On this night, all of the soloists had plenty of room to stretch out. Robin Eubanks, a member of the core quintet, was featured on his own composition Mental Images, along with his kid brother Duane on trumpet. His front-line quintet partner, Chris Potter, turned the final Free For All into a tour de force, with a bitch of a tenor solo over the metrically ambiguous bass vamp that flowed from a lengthy Holland solo. Nelson's polyrhythmic mallet inventions emerged several times from the mix, while Smulyan's baritone was up front on The Razor's Edge along with Sipiagin's trumpet. Sipiagin was heard again on flugelhorn on First Snow, recalling the late Booker Little, along with Aron's trombone and Gross' alto. And Hart dug in for a deeply soulful statement on Blues For C.M. dedicated to Charles Mingus in a way that only the alto saxophone can do.
These are just some highlights; everyone took a turn at the microphone, and each soloist was supported by instrumental interludes alternating with lengthy sections alone with that endlessly propulsive rhythm section. The end result this band works, the interest level never flagging for a second.

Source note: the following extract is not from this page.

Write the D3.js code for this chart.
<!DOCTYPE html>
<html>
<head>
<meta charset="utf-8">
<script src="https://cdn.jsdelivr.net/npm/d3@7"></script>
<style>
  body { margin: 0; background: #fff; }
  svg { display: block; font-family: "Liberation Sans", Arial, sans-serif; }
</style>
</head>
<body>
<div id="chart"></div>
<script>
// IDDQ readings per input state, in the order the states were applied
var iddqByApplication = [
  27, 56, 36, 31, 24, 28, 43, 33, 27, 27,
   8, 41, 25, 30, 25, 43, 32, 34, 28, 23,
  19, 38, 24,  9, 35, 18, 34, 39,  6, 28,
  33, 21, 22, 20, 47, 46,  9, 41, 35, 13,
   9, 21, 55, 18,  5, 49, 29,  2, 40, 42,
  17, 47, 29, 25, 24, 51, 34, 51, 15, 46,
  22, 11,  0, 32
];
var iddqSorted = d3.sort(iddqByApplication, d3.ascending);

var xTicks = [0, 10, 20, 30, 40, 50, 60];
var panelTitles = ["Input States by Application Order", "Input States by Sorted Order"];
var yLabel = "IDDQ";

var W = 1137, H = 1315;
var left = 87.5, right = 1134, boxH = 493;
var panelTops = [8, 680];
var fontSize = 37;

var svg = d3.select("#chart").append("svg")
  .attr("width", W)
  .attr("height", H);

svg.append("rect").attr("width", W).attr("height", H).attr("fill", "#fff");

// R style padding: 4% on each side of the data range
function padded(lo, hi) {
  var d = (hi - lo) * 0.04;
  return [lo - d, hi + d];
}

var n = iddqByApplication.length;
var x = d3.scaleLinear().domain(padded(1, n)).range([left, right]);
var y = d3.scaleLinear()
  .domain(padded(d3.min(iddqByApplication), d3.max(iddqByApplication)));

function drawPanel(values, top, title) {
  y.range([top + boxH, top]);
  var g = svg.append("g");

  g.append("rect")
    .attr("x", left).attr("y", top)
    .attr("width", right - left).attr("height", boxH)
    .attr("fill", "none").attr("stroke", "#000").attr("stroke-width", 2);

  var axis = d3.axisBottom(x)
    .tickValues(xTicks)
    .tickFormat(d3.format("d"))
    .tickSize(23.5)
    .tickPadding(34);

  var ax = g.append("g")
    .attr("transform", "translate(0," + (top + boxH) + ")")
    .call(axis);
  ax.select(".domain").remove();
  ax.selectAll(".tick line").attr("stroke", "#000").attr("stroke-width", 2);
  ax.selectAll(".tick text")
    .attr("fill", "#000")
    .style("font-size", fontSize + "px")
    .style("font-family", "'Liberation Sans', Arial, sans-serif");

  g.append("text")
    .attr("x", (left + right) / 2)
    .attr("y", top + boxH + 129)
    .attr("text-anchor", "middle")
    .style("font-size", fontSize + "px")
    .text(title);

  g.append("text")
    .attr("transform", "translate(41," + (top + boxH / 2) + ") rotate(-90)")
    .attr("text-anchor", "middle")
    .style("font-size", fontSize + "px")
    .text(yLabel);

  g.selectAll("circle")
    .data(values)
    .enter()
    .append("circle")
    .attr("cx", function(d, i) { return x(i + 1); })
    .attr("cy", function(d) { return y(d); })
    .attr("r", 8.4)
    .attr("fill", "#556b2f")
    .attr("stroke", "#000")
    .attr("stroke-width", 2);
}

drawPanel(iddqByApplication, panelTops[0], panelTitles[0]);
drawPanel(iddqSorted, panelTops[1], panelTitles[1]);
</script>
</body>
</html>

And so the band will continue to work, in both the esthetic and the economic sense, hopefully on a regular basis. The vein that Holland has discovered lies at the core of contemporary music. With influences flowing into it from Coltrane, Davis, Shorter, Mingus, Kenny Wheeler and a whole generation of highly creative improvisors and composers, it has crystalized into a music of great beauty and vitality. As long as Holland can continue to mine it, don't look for him to be toppled from the top of the reader's or critic's poll anytime soon.